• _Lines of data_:
- - - -

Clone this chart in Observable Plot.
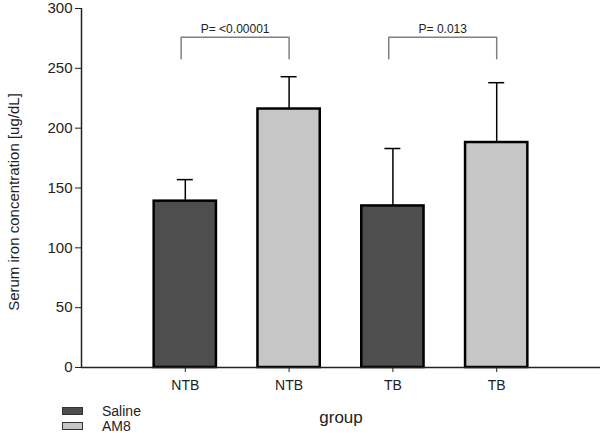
<!DOCTYPE html>
<html><head><meta charset="utf-8">
<script src="https://cdn.jsdelivr.net/npm/d3@7"></script>
<script src="https://cdn.jsdelivr.net/npm/@observablehq/plot@0.6"></script>
<style>
body{margin:0;background:#fff;font-family:"Liberation Sans",Arial,sans-serif}
#wrap{position:relative;width:600px;height:433px;overflow:hidden}
.lg{position:absolute;left:62px;display:flex;align-items:center;font-size:14px;color:#222;line-height:14px;height:14px}
.sw{width:19px;height:6px;border:1px solid #333;margin-right:19px}
</style></head><body><div id="wrap"></div>
<script>
const groups = ["NTB", "NTB", "TB", "TB"];
const treatments = ["Saline", "AM8", "Saline", "AM8"];
const means = [139, 216, 135, 188];
const upper = [157, 243, 183, 238];
const yTicks = [0, 50, 100, 150, 200, 250, 300];
const compFrom = [1, 3];
const compTo = [2, 4];
const compLabels = ["P= <0.00001", "P= 0.013"];
const bracketTop = [276, 276];
const bracketBottom = [258, 258];
const legendNames = ["Saline", "AM8"];
const colors = {Saline: "#4e4e4e", AM8: "#c6c6c6"};

const data = groups.map((g, i) => ({pos: i + 1, group: g, treatment: treatments[i], mean: means[i], upper: upper[i]}));
const bracketPts = [];
compFrom.forEach((f, i) => {
  const a = f - 0.04, b = compTo[i];
  bracketPts.push({c: i, x: a, y: bracketBottom[i]}, {c: i, x: a, y: bracketTop[i]},
                  {c: i, x: b, y: bracketTop[i]}, {c: i, x: b, y: bracketBottom[i]});
});
const comps = compLabels.map((l, i) => ({label: l, x: (compFrom[i] - 0.04 + compTo[i]) / 2, y: bracketTop[i] + 7}));

const chart = Plot.plot({
  width: 600, height: 433,
  marginLeft: 81, marginRight: 0, marginTop: 8, marginBottom: 66,
  style: {fontFamily: "Liberation Sans, Arial, sans-serif", color: "#222", background: "white"},
  x: {domain: [0, 5]},
  y: {domain: [0, 300]},
  marks: [
    Plot.rect(data, {x1: d => d.pos - 0.3, x2: d => d.pos + 0.3, y1: 0, y2: "mean",
      fill: d => colors[d.treatment], stroke: "black", strokeWidth: 2.5}),
    Plot.ruleX(data, {x: "pos", y1: "mean", y2: "upper", stroke: "black", strokeWidth: 1.5}),
    Plot.ruleY(data, {y: "upper", x1: d => d.pos - 0.077, x2: d => d.pos + 0.077, stroke: "black", strokeWidth: 1.5}),
    Plot.line(bracketPts, {x: "x", y: "y", z: "c", stroke: "#808080", strokeWidth: 1.5, strokeLinejoin: "round"}),
    Plot.text(comps, {x: "x", y: "y", text: "label", fontSize: 12, fill: "#222"}),
    Plot.ruleY([0], {stroke: "#222", strokeWidth: 1.5}),
    Plot.ruleX([0], {y1: 0, y2: 300, stroke: "#222", strokeWidth: 1.5}),
    Plot.axisY({ticks: yTicks, tickSize: 6, tickPadding: 3, label: null, fontSize: 15, stroke: "#222"}),
    Plot.axisX([1, 2, 3, 4], {tickFormat: i => groups[i - 1], tickSize: 5, tickPadding: 8, label: null, fontSize: 14}),
    Plot.text(["group"], {frameAnchor: "bottom", dy: 50, lineAnchor: "middle", fontSize: 17}),
    Plot.text(["Serum iron concentration [ug/dL]"], {frameAnchor: "left", dx: -67, dy: 14, rotate: -90,
      textAnchor: "middle", lineAnchor: "middle", fontSize: 15})
  ]
});
const wrap = document.getElementById("wrap");
wrap.appendChild(chart);
legendNames.forEach((n, i) => {
  const d = document.createElement("div");
  d.className = "lg";
  d.style.top = (404 + i * 15) + "px";
  d.innerHTML = `<span class="sw" style="background:${colors[n]}"></span><span>${n}</span>`;
  wrap.appendChild(d);
});
</script>
</body></html>
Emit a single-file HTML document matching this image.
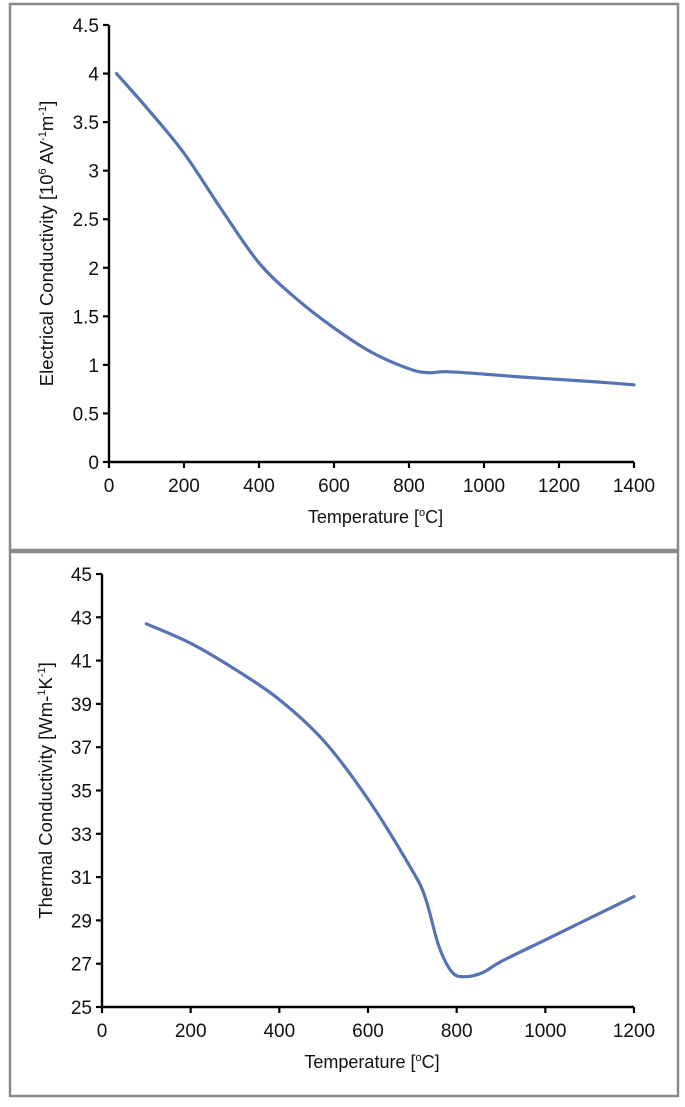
<!DOCTYPE html>
<html><head><meta charset="utf-8"><style>
html,body{margin:0;padding:0;background:#fff;}
svg{display:block;font-family:"Liberation Sans",Arial,sans-serif;}
</style></head><body>
<svg id="s" width="685" height="1107" viewBox="0 0 685 1107">
<rect x="10" y="4" width="668" height="546" fill="#fff" stroke="#8a8a8a" stroke-width="2.5"/>
<rect x="10" y="552" width="668" height="544" fill="#fff" stroke="#8a8a8a" stroke-width="2.5"/>
</svg>
<script>
// Top chart data
const elecTemps = [20,100,200,300,400,500,600,700,800,850,900,1000,1100,1200,1300,1400];
const elecValues = [4.0,3.65,3.18,2.6,2.05,1.68,1.38,1.13,0.96,0.92,0.93,0.905,0.875,0.85,0.825,0.795];
const elecXTicks = [0,200,400,600,800,1000,1200,1400];
const elecYTicks = [0,0.5,1,1.5,2,2.5,3,3.5,4,4.5];
// Bottom chart data
const thermTemps = [100,200,300,400,500,600,700,730,760,790,820,860,900,1000,1100,1200];
const thermValues = [42.7,41.8,40.6,39.2,37.3,34.6,31.3,30.0,27.8,26.6,26.4,26.6,27.1,28.1,29.1,30.1];
const thermXTicks = [0,200,400,600,800,1000,1200];
const thermYTicks = [25,27,29,31,33,35,37,39,41,43,45];

const NS="http://www.w3.org/2000/svg";
const svg=document.getElementById('s');
function mk(t,a,p){const e=document.createElementNS(NS,t);for(const k in a)e.setAttribute(k,a[k]);(p||svg).appendChild(e);return e;}

function chart(cfg){
  const g=mk('g',{});
  
  
  const sx=v=>cfg.x0+(v-cfg.xmin)/(cfg.xmax-cfg.xmin)*(cfg.x1-cfg.x0);
  const sy=v=>cfg.y0+(v-cfg.ymin)/(cfg.ymax-cfg.ymin)*(cfg.y1-cfg.y0);
  const ax=mk('path',{d:`M${cfg.x0},${cfg.y1}V${cfg.y0}H${cfg.x1}`,fill:'none',stroke:'#000','stroke-width':2.4},g);
  
  
  cfg.yt.forEach(v=>{
    const y=sy(v);
    const t=mk('line',{x1:cfg.x0-6,x2:cfg.x0,y1:y,y2:y,stroke:'#000','stroke-width':2.2},g);
    
    
    const l=mk('text',{x:cfg.x0-10,y:y+7,'text-anchor':'end','font-size':19,fill:'#111'},g);
    l.textContent=String(v);
    
    
  });
  cfg.xt.forEach(v=>{
    const x=sx(v);
    const t=mk('line',{x1:x,x2:x,y1:cfg.y0,y2:cfg.y0+6,stroke:'#000','stroke-width':2.2},g);
    
    
    const l=mk('text',{x:x,y:cfg.y0+30,'text-anchor':'middle','font-size':19,fill:'#111'},g);
    l.textContent=String(v);
    
    
  });
  const xt=mk('text',{x:(cfg.x0+cfg.x1)/2+4,y:cfg.y0+61,'text-anchor':'middle','font-size':18,fill:'#111'},g);
  xt.innerHTML='Temperature [<tspan dy="-7" font-size="11">o</tspan><tspan dy="7">C]</tspan>';
  
  
  const cy=(cfg.y0+cfg.y1)/2;
  const yt=mk('text',{x:0,y:0,'text-anchor':'middle','font-size':18.5,fill:'#111',transform:`translate(${cfg.tx},${cy}) rotate(-90)`},g);
  yt.innerHTML=cfg.ytitle;
  
  
  const P=cfg.xs.map((v,i)=>[sx(v),sy(cfg.ys[i])]);
  let d=`M${P[0][0]},${P[0][1]}`;
  for(let i=0;i<P.length-1;i++){
    const p0=P[Math.max(i-1,0)],p1=P[i],p2=P[i+1],p3=P[Math.min(i+2,P.length-1)];
    const c1=[p1[0]+(p2[0]-p0[0])/6,p1[1]+(p2[1]-p0[1])/6];
    const c2=[p2[0]-(p3[0]-p1[0])/6,p2[1]-(p3[1]-p1[1])/6];
    d+=`C${c1[0]},${c1[1]} ${c2[0]},${c2[1]} ${p2[0]},${p2[1]}`;
  }
  const ln=mk('path',{d:d,fill:'none',stroke:'#5673b5','stroke-width':3.2,'stroke-linecap':'round'},g);
  
  
}
chart({name:'electrical-conductivity-chart',x0:109,x1:634,xmin:0,xmax:1400,y0:462,y1:25,ymin:0,ymax:4.5,tx:53,
  xt:elecXTicks,yt:elecYTicks,xs:elecTemps,ys:elecValues,
  ytitle:'Electrical Conductivity [10<tspan dy="-7" font-size="11">6</tspan><tspan dy="7"> AV</tspan><tspan dy="-7" font-size="11">-1</tspan><tspan dy="7">m</tspan><tspan dy="-7" font-size="11">-1</tspan><tspan dy="7">]</tspan>'});
chart({name:'thermal-conductivity-chart',x0:102,x1:634,xmin:0,xmax:1200,y0:1007,y1:574,ymin:25,ymax:45,tx:52,
  xt:thermXTicks,yt:thermYTicks,xs:thermTemps,ys:thermValues,
  ytitle:'Thermal Conductivity [Wm-<tspan dy="-7" font-size="11">1</tspan><tspan dy="7">K</tspan><tspan dy="-7" font-size="11">-1</tspan><tspan dy="7">]</tspan>'});
</script>
</body></html>
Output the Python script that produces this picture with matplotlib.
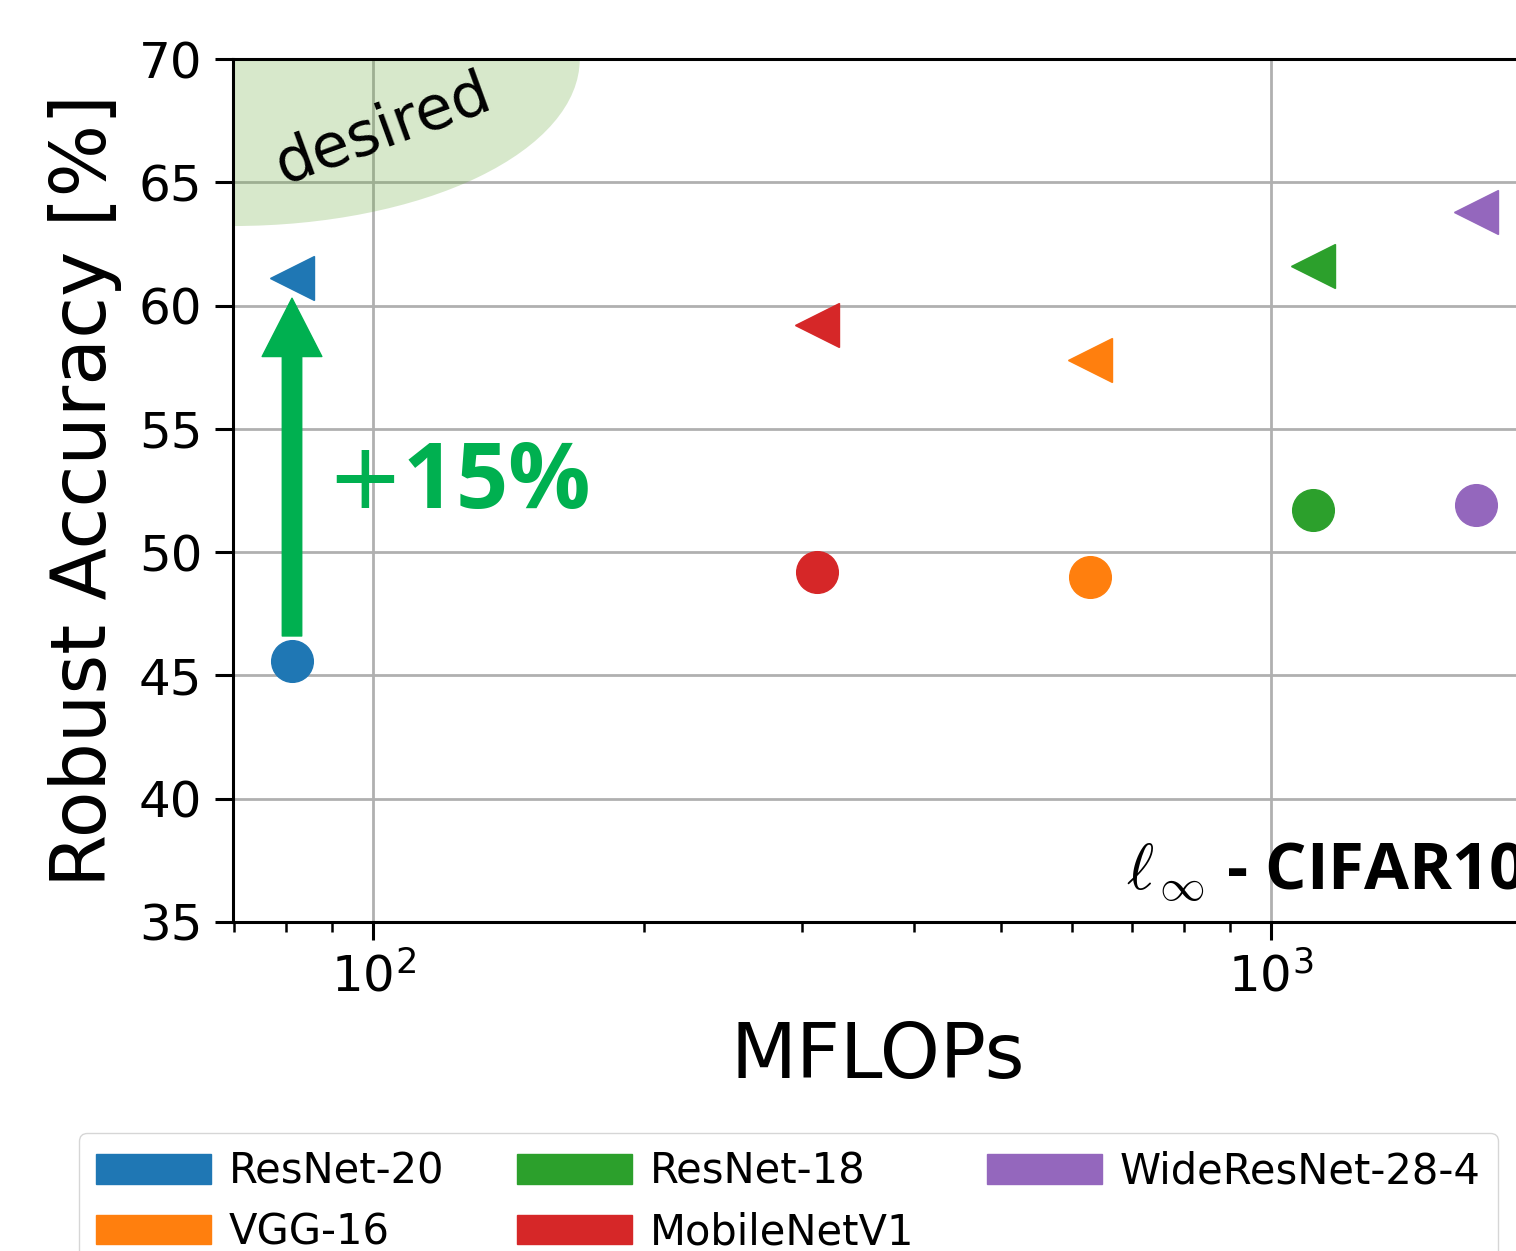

- - - -

• _Given instruction_: Review the material and copy each line in which the word "script" appears.

• _Full answer_:
<script src="https://cdn.jsdelivr.net/npm/d3@7"></script>
<script src="https://cdn.jsdelivr.net/npm/@observablehq/plot@0.6"></script>
<script>
</script>
<script>
</script>
Output the Python script that produces this picture with matplotlib.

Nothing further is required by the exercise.